Eh bien évidemment, pour nous les juristes, c’est l’état de nécessité avec, en plus, ce que nous plaidons depuis un certain nombre d’années qui consiste à dire se mettre en marge de la loi française, c’est aussi parfois se mettre par contre dans le respect d’une loi supérieure et qui n’est pas comme le dit Antigone la loi non écrite de nos consciences mais qui peut être dans notre cas la loi européenne, qui peut être la loi de Carthagène ou qui peut être la chartre de l’environnement.

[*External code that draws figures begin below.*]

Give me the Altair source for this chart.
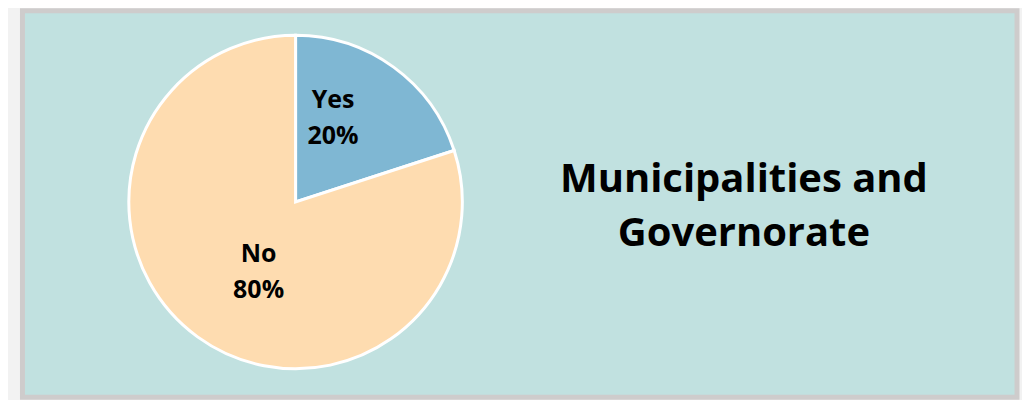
import altair as alt
import pandas as pd

categories = ["Yes", "No"]
values = [20, 80]
order = [0, 1]
colors = ["#7fb7d3", "#fedcb0"]
title_lines = ["Municipalities and", "Governorate"]

df = pd.DataFrame({"category": categories, "value": values, "idx": order})

FONT = "Open Sans"
# view origin on page: (22.5, 10.5)
CX, CY = 296 - 22.5, 202 - 10.5

base = alt.Chart(df).encode(
    theta=alt.Theta("value:Q", stack=True),
    order=alt.Order("idx:Q"),
    x=alt.value(CX),
    y=alt.value(CY),
)

arcs = base.mark_arc(outerRadius=167, stroke="white", strokeWidth=3).encode(
    color=alt.Color("category:N", scale=alt.Scale(domain=categories, range=colors), legend=None)
)

def label_layer(cat, dx, dy):
    return base.transform_calculate(
        lbl=f"datum.category == '{cat}' ? [datum.category, datum.value + '%'] : ''"
    ).mark_text(
        radius=80, dx=dx, dy=dy, font=FONT, fontWeight="bold", fontSize=25,
        lineHeight=36, align="center", baseline="middle", color="black"
    ).encode(text="lbl:N")

yes_lbl = label_layer("Yes", -9.5, -37)
no_lbl = label_layer("No", 10, -12.5)

title = alt.Chart(pd.DataFrame({"t": [0]})).mark_text(
    text=title_lines, font=FONT, fontWeight="bold", fontSize=40, lineHeight=54,
    align="center", baseline="alphabetic", color="black"
).encode(x=alt.value(745 - 22.5), y=alt.value(192 - 10.5))

chart = alt.layer(arcs, yes_lbl, no_lbl, title).properties(
    width=996, height=387,
    padding={"left": 14.5, "top": 2.5, "right": 5, "bottom": 2.5},
    background="#f2f2f2",
).configure_view(fill="#c1e1e0", stroke="#cecccc", strokeWidth=5)

chart.save("out.html", embed_options={"renderer": "svg", "actions": False})
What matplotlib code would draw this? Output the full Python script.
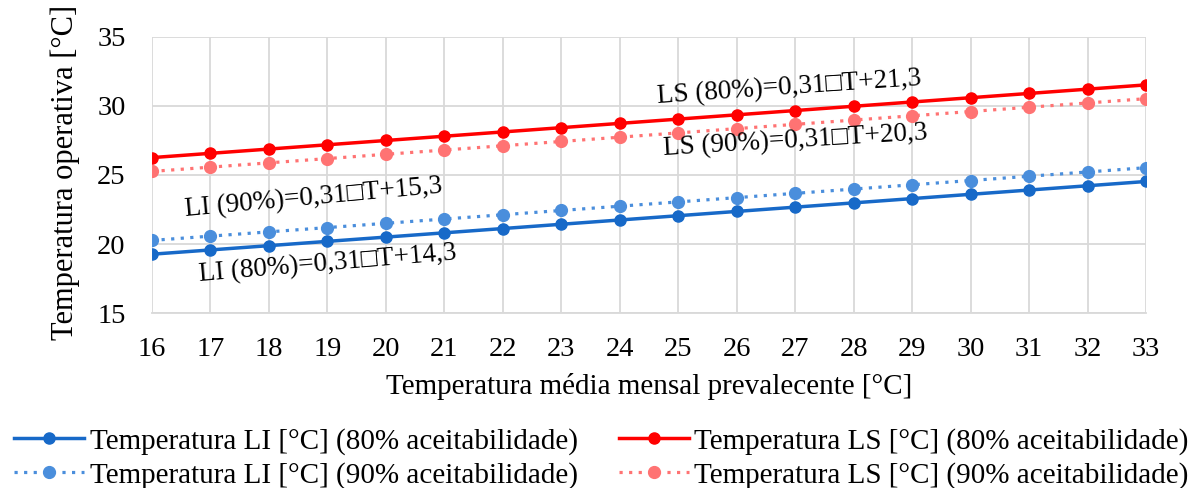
import matplotlib.pyplot as plt

plt.rcParams['font.family'] = ['Liberation Serif', 'DejaVu Sans']

# Mean monthly prevailing temperature
temp_media = [16, 17, 18, 19, 20, 21, 22, 23, 24, 25, 26, 27, 28, 29, 30, 31, 32, 33]

# Limits of operative temperature
li_80 = [19.26, 19.57, 19.88, 20.19, 20.50, 20.81, 21.12, 21.43, 21.74,
         22.05, 22.36, 22.67, 22.98, 23.29, 23.60, 23.91, 24.22, 24.53]
li_90 = [20.26, 20.57, 20.88, 21.19, 21.50, 21.81, 22.12, 22.43, 22.74,
         23.05, 23.36, 23.67, 23.98, 24.29, 24.60, 24.91, 25.22, 25.53]
ls_80 = [26.26, 26.57, 26.88, 27.19, 27.50, 27.81, 28.12, 28.43, 28.74,
         29.05, 29.36, 29.67, 29.98, 30.29, 30.60, 30.91, 31.22, 31.53]
ls_90 = [25.26, 25.57, 25.88, 26.19, 26.50, 26.81, 27.12, 27.43, 27.74,
         28.05, 28.36, 28.67, 28.98, 29.29, 29.60, 29.91, 30.22, 30.53]

fig = plt.figure(figsize=(11.95, 4.88), dpi=100)
ax = fig.add_axes([0.1272, 0.3586, 0.8318, 0.5656])

fs = 21

# Plot the four lines
ax.plot(temp_media, li_80, color='#1769C8', lw=2.5, marker='o', ms=8,
        label='Temperatura LI [°C] (80% aceitabilidade)', zorder=3)
ax.plot(temp_media, li_90, color='#4A8EDC', lw=2.3, ls=(0, (1, 2)), marker='o', ms=8.5,
        label='Temperatura LI [°C] (90% aceitabilidade)', zorder=3)
ax.plot(temp_media, ls_80, color='#FF0000', lw=2.5, marker='o', ms=8,
        label='Temperatura LS [°C] (80% aceitabilidade)', zorder=3)
ax.plot(temp_media, ls_90, color='#FF7373', lw=2.3, ls=(0, (1, 2)), marker='o', ms=8.5,
        label='Temperatura LS [°C] (90% aceitabilidade)', zorder=3)

# Equations
eq_fs = 19.5
ax.text(26.89, 31.30, 'LS (80%)=0,31\u25a1T+21,3', fontsize=eq_fs, ha='center', va='center', rotation=3.9)
ax.text(27.0, 27.46, 'LS (90%)=0,31\u25a1T+20,3', fontsize=eq_fs, ha='center', va='center', rotation=3.4)
ax.text(18.77, 23.33, 'LI (90%)=0,31\u25a1T+15,3', fontsize=eq_fs, ha='center', va='center', rotation=5.2)
ax.text(19.01, 18.55, 'LI (80%)=0,31\u25a1T+14,3', fontsize=eq_fs, ha='center', va='center', rotation=4.8)

# Axes
ax.set_xlim(16, 33)
ax.set_ylim(15, 35)
ax.set_xticks(temp_media)
ax.set_yticks([15, 20, 25, 30, 35])
ax.tick_params(labelsize=20.5, length=0)
ax.tick_params(axis='x', pad=17)
ax.tick_params(axis='y', pad=19)
ax.grid(True, color='#D9D9D9', lw=1.3)
ax.set_axisbelow(True)
for s in ['top', 'right', 'left']:
    ax.spines[s].set_visible(False)
ax.spines['bottom'].set_color('#D9D9D9')
ax.spines['bottom'].set_linewidth(1.3)

ax.set_xlabel('Temperatura média mensal prevalecente [°C]', fontsize=fs, labelpad=8)
ax.set_ylabel('Temperatura operativa [°C]', fontsize=22)
ax.yaxis.set_label_coords(-0.0724, 0.51)

# Legend
ax.legend(loc='upper center', bbox_to_anchor=(0.452, -0.32), ncol=2, frameon=False,
          fontsize=fs, handlelength=2.4, handletextpad=0.2, columnspacing=1.4,
          labelspacing=0.26)

fig.savefig('out.png', dpi=100)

Donc des normes supérieures ; donc, cela aussi, c’est un travail qui n’est pas inintéressant qui consiste à dire aux juges : « oui un certain nombre de faucheurs disent nous obéissons à une autre loi, par exemple nous obéissons à l’article 8 de la Convention européenne des Droits de l’Homme qui dit que il faut protéger l’environnement et que chaque citoyen a droit à un environnement sain ». Eh bien, nous par respect pour ce principe inscrit dans la Convention européenne des Droits de l’Homme, nous avons pensé qu’il fallait passer à l’action.

Voilà je trouve que ces actions de désobéissance civile, il est important qu’elles se traduisent sur le terrain ; que des personnes s’engagent et qu’après, nous les juristes, on essaie d’engager le débat, sur le terrain qui est le nôtre, qui par des décisions qui feront avancer, ce que l’on veut aussi, des modifications de la loi. Au moment où le gouvernement veut faire passer en force une loi dite scélérate sur les OGM, puisqu’elle tente en réalité à permettre aux semenciers de venir polluer au bénéfice de leur profit, je crois que ces actions de désobéissance civile qui ont été menées et qui vont continuer à être menées justement, je l’espère en tout cas, vont permettre que la loi qui est en gestation ne soit pas la loi qui nous est proposée mais une loi qui soit respectueuse de ces textes beaucoup plus fondamentaux auxquels nous croyons qui est celle des Droits de l’Homme qui est cette chartre sur l’environnement, qui est le protocole de Carthagène. Voilà merci.